- _What is being asked_
Nothing but the lines from the top of the data to the line holding "1, 1, 2, 2, 1, 1, 1, 1, 1, 1, 1];" should be printed, word for word and both ends included; leave the pictures out.

- _Information provided_
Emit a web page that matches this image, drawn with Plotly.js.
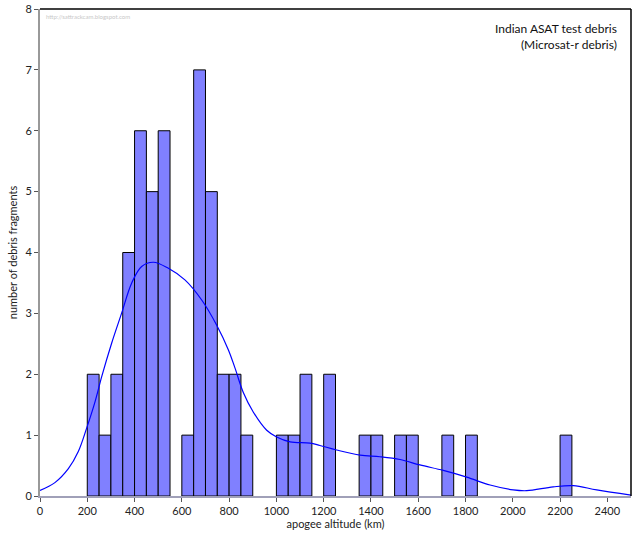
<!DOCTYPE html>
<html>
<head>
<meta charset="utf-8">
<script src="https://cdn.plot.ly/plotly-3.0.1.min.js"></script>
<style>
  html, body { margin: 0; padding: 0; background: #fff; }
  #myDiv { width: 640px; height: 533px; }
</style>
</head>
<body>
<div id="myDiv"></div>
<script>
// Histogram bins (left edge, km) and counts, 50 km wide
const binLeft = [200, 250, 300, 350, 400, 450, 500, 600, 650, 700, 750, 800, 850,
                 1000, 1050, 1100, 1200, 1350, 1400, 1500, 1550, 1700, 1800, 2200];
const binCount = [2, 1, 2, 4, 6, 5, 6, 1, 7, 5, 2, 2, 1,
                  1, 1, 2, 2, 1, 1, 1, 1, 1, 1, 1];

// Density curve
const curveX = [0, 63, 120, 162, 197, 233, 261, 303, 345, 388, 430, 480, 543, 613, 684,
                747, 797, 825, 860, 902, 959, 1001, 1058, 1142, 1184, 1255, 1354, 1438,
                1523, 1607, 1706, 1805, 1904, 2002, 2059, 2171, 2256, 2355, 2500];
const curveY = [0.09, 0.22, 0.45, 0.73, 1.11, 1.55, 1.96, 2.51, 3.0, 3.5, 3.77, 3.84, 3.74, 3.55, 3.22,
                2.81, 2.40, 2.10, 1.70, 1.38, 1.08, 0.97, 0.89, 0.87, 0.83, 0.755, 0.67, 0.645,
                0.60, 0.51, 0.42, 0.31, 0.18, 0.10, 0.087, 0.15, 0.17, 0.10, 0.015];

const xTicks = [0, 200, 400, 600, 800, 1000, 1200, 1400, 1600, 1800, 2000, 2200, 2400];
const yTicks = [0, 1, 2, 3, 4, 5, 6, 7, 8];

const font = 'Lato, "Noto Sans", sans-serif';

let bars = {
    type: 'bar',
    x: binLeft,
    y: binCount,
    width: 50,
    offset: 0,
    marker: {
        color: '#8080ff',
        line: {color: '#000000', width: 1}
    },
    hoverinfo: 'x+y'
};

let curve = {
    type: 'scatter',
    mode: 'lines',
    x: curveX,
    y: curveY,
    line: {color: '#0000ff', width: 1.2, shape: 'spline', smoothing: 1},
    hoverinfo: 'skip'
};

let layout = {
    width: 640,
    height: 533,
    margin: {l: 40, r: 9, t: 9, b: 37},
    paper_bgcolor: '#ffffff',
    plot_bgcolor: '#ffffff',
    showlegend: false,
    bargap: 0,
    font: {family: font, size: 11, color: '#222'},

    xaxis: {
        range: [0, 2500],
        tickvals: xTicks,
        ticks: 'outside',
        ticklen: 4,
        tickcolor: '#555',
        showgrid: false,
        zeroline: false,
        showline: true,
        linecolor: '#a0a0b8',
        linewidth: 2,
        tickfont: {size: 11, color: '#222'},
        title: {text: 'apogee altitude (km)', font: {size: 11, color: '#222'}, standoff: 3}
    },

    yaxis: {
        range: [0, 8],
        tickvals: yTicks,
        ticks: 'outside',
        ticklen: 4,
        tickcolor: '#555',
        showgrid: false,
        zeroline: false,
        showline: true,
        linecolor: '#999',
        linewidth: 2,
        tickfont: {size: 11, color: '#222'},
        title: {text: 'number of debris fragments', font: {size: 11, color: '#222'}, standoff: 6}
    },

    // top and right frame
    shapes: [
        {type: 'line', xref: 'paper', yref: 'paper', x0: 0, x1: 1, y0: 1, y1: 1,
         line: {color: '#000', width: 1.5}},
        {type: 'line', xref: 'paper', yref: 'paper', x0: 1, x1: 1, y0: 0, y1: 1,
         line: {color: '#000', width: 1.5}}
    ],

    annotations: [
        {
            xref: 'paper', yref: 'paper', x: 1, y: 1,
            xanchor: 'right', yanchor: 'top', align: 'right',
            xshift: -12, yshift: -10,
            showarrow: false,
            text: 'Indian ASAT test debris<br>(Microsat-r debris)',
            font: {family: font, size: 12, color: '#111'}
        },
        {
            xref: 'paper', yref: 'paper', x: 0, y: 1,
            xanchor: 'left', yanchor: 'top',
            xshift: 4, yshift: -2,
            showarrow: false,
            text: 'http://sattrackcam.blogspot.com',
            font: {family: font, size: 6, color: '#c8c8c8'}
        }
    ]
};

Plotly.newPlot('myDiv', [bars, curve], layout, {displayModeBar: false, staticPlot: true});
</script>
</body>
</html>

- _Answer to this exercise_
Emit a web page that matches this image, drawn with Plotly.js.
<!DOCTYPE html>
<html>
<head>
<meta charset="utf-8">
<script src="https://cdn.plot.ly/plotly-3.0.1.min.js"></script>
<style>
  html, body { margin: 0; padding: 0; background: #fff; }
  #myDiv { width: 640px; height: 533px; }
</style>
</head>
<body>
<div id="myDiv"></div>
<script>
// Histogram bins (left edge, km) and counts, 50 km wide
const binLeft = [200, 250, 300, 350, 400, 450, 500, 600, 650, 700, 750, 800, 850,
                 1000, 1050, 1100, 1200, 1350, 1400, 1500, 1550, 1700, 1800, 2200];
const binCount = [2, 1, 2, 4, 6, 5, 6, 1, 7, 5, 2, 2, 1,
                  1, 1, 2, 2, 1, 1, 1, 1, 1, 1, 1];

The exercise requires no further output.